The Yugoslav-Cominform dispute offers the Fourth International great opportunities to expose to rank and file Stalinist militants the bureaucratic methods of Stalinism. It is possible to underline the way in which the Stalinist leaderships suppress any genuine discussion on the conflict by distorting the facts and withholding the replies of the YCP leadership from their rank and file. By stressing such aspects of the Yugoslav expulsion, we can have a profound effect on militants in the Communist Parties.

However, our approach to this major event must be a principled one. We cannot lend credence, by silence on aspects of YCP policy and regime, to any impression that Tito or the leaders of the YCP are Trotskyist, and that great obstacles do not separate them from Trotskyism. Our exposure of the bureaucratic manner of the expulsion of the YCP must not mean that we become lawyers for the YCP leadership, or create even the least illusion that they do not still remain, despite the break with Stalin, Stalinists in method and training.
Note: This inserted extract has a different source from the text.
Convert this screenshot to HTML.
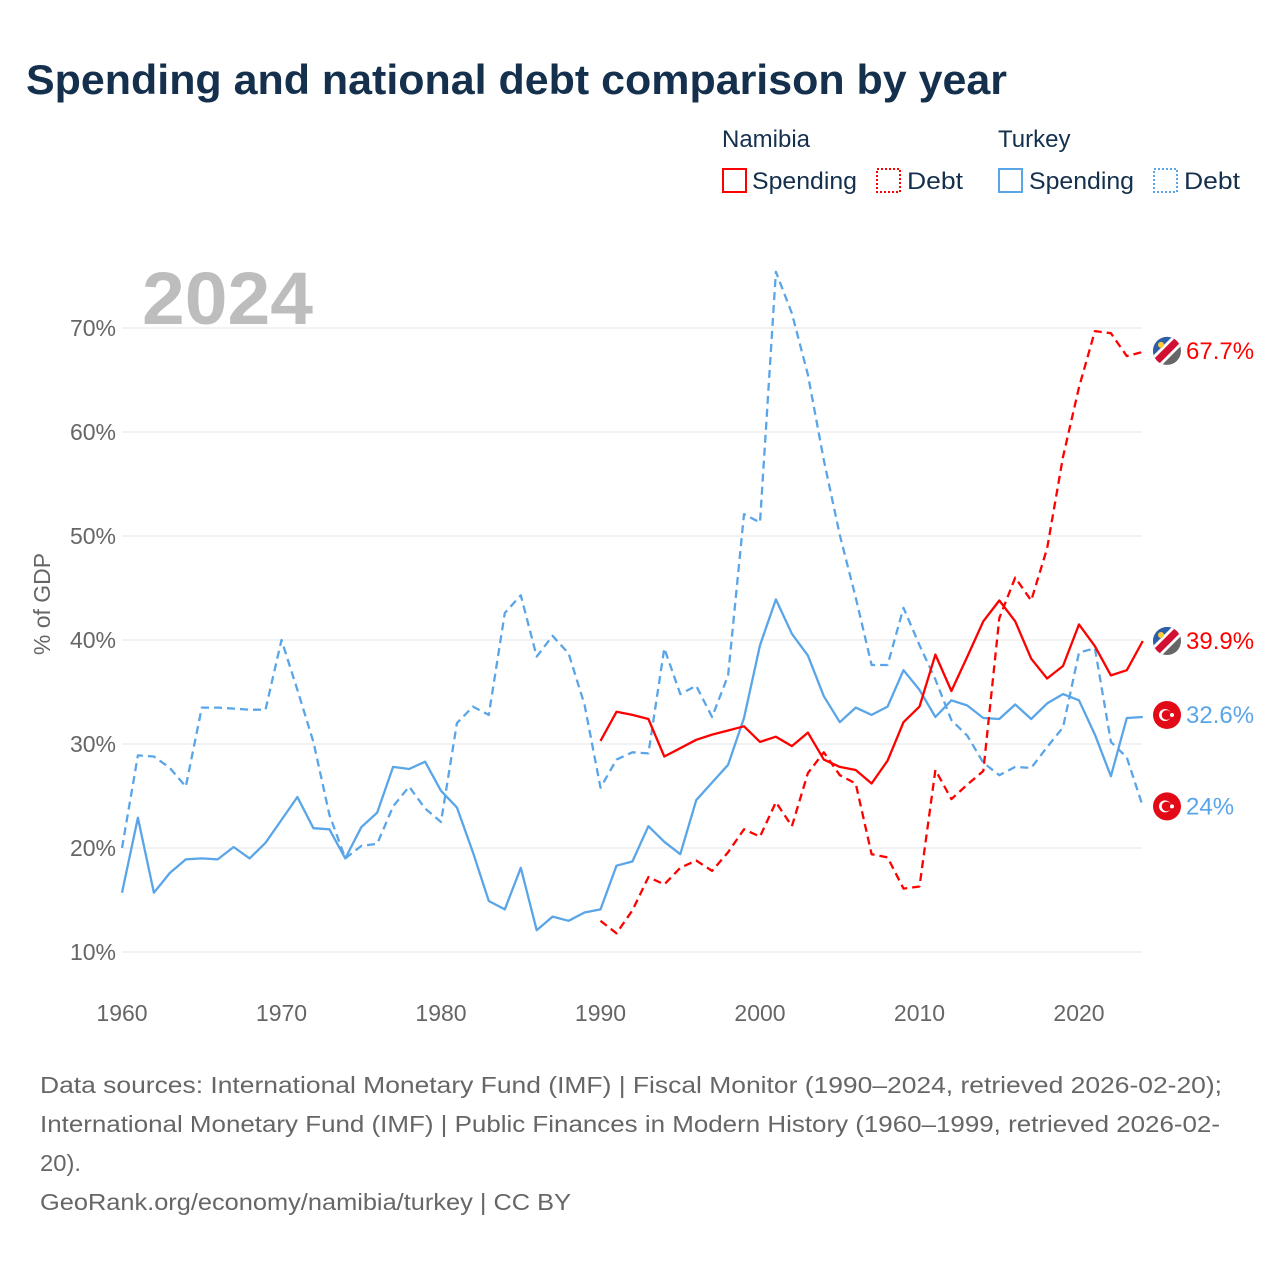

In our opinion, the Open Letters of the IS to the YCP Congress failed to fulfil these absolutely essential conditions. They failed to pose directly and clearly what is wrong, not only with the CPSU, but with the YCP. The whole approach and the general tone of the letters are such as to create the illusion that the YCP leadership are communists, mistaken in the past, and discovering for the first time the evils of the bureaucratic methods of Moscow, instead of leaders who have actively participated in aiding the bureaucracy and acting as its agents in the past.

The letters appear to be based on the perspective that the leaders of the YCP can be won over to the Fourth International. Under the stress of events, strange transformations of individuals have taken place, but it is exceedingly unlikely, to say the least, that Tito and other leaders of the YCP can again become Bolshevik-Leninists. Tremendous obstacles stand in the way of that eventuality: past traditions and training in Stalinism, and the fact that they themselves rest on a Stalinist bureaucratic regime in Yugoslavia. The letters failed to point out the nature of these obstacles, fail to underline that for the leadership of the YCP to become communists, it is necessary for them not only to break with Stalinism, but to repudiate their own past, their present Stalinist methods, and to openly recognise that they themselves bear a responsibility for the building of the machine now being used to crush them. Here it is not a question of communists facing a “terrible dilemma,” with an “enormous responsibility” weighing on them, to whom we offer modest advice: it is a question of Stalinist bureaucrats becoming communists.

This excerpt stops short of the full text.